Agricultural and forestry leaders came together in Louisville this week to determine how their operations could help control the state’s greenhouse gas emissions as well as how they might contribute to Kentucky’s renewable energy goals. The University of Louisville’s Kentucky Renewable Energy Consortium organized the forum. And Consortium spokesman Cam Metcalf says participants realized the magnitude of the state’s energy needs.
“I think the reality that became very clear is that we’re going to have move 25 million tons a year of these energy crops through collection and processing in an economically viable way so that we get the energy out of them,” says Metcalf.
Kentucky has adopted the goal of getting 25 percent of the energy it uses from renewable sources by 2025. Metcalf says the challenge will be to make energy crops like switchgrass and miscanthus, which can be turned into fuel, attractive for traditional farmers.

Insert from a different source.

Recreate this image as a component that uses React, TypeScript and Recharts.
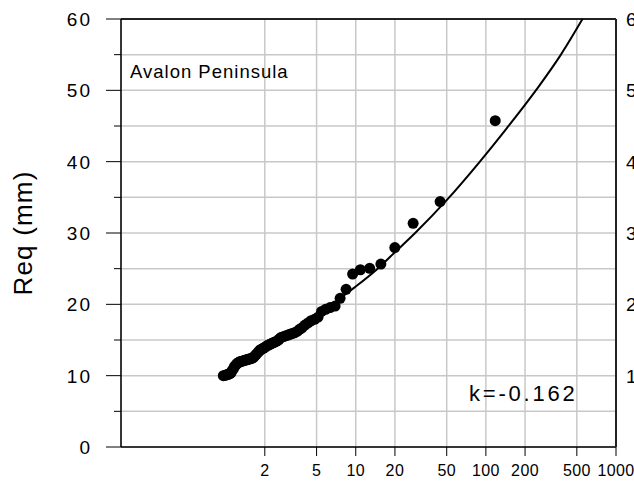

At the forum, KREC also awarded its second round of grants for energy efficiency and renewable energy research. Metcalf says these fields of research are becoming increasingly popular and more competitive in Kentucky. Metcalf says that in the Consortium’s first round of funding, they considered 14 applications from two universities.
“This time, we have 866 thousand dollars. We had 29 proposals from 6 universities and were able to fund seven projects,” Metcalf says.
The projects range from enhancing a solar heating pipe at the University of Louisville to building a weather-controlled demonstration house at the University of Kentucky.